Originally published on Set The Tape
After giving us one good episode last week, Power Rangers Ninja Steel is back to its usual fare of awful episodes, this week focusing on Redbot (Byron Coll). With so little characterisation having actually been given over to the Power Rangers, the heroes of the show, it makes no sense at all to give the spotlight to a side character.
This is the modern equivalent of having an episode of Mighty Morphin Power Rangers focus purely on Alpha-5, something that even then they knew wouldn’t work. The original seasons were very flawed, but they knew that if you wanted to give the robot sidekick some room to grow you had to do it as the B-plot of the episode whilst the Rangers took the spotlight. Here, however, Redbot barges his way to the forefront of the episode, and it’s much weaker for it.
During the course of the episode we learn that Redbot has his own blog, where he has been telling stories of the Power Rangers’ adventures, but putting himself in the role of the hero. When publisher comes to town wanting to turn his stories into a book Redbot becomes something of a celebrity.
The main conflict comes when the Rangers, and eventually the public, learn that Redbot has been lying about his stories, turning his fans against him. Meanwhile, the villains have hatched a plan to put a spell on Redbot’s books, freezing anyone holding one. This is accomplished by the monster of the week, Cat O’Clock (Charlie McDermott).
One of the things that Power Rangers Ninja Steel has going for it is some great monster designs, from the visually imposing such as Galvanax (Richard Simpson), to the ridiculous like last episode’s Phonepanzee (Simon McKinney). Cat O’Clock definitely falls into the same category as Phonepanzee, of being so ridiculous to be great. Unfortunately, the character isn’t given a great deal to do, and the gimmick of him freezing people with his clock powers feels like a missed opportunity.

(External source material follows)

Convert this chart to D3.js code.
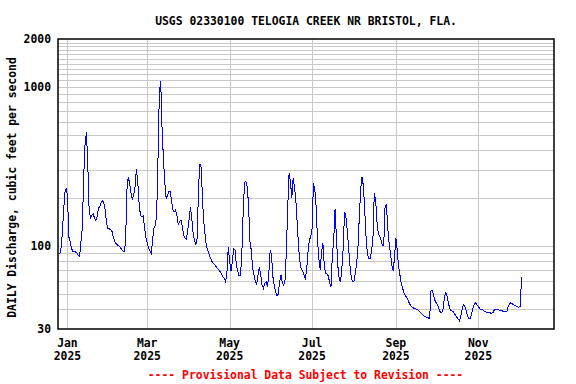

As with many of the Power Rangers Ninja Steel episodes, I’m left wondering just how much better the monsters would have been in Shuriken Sentai Ninninger; the Sentai series the Ranger footage was taken from. Sadly, much of the monster is wasted in this episode, with a very standard and boring fight scene and Mega-Zord sequence that does little to stand out against other monsters of the season.
The episode even fails to land a consistent moral message for the child audience. Instead of sticking to the idea that telling lies, even small ones, will catch you out in the end and that you shouldn’t do it, the episode tells children that one good deed can erase dozens of lies and make people love you and want your autograph. It’s bad even for this season of Power Rangers.
Power Rangers can do better than this, the previous version of the show, Power Rangers Dino Charge, was excellent, and the monthly comic printed through BOOM! is still easily the best Mighty Morphin Power Rangers story ever told. Unfortunately, Power Rangers Ninja Steel continues to let its audience down with flat, boring characters, missed opportunities, and dull, dull writing.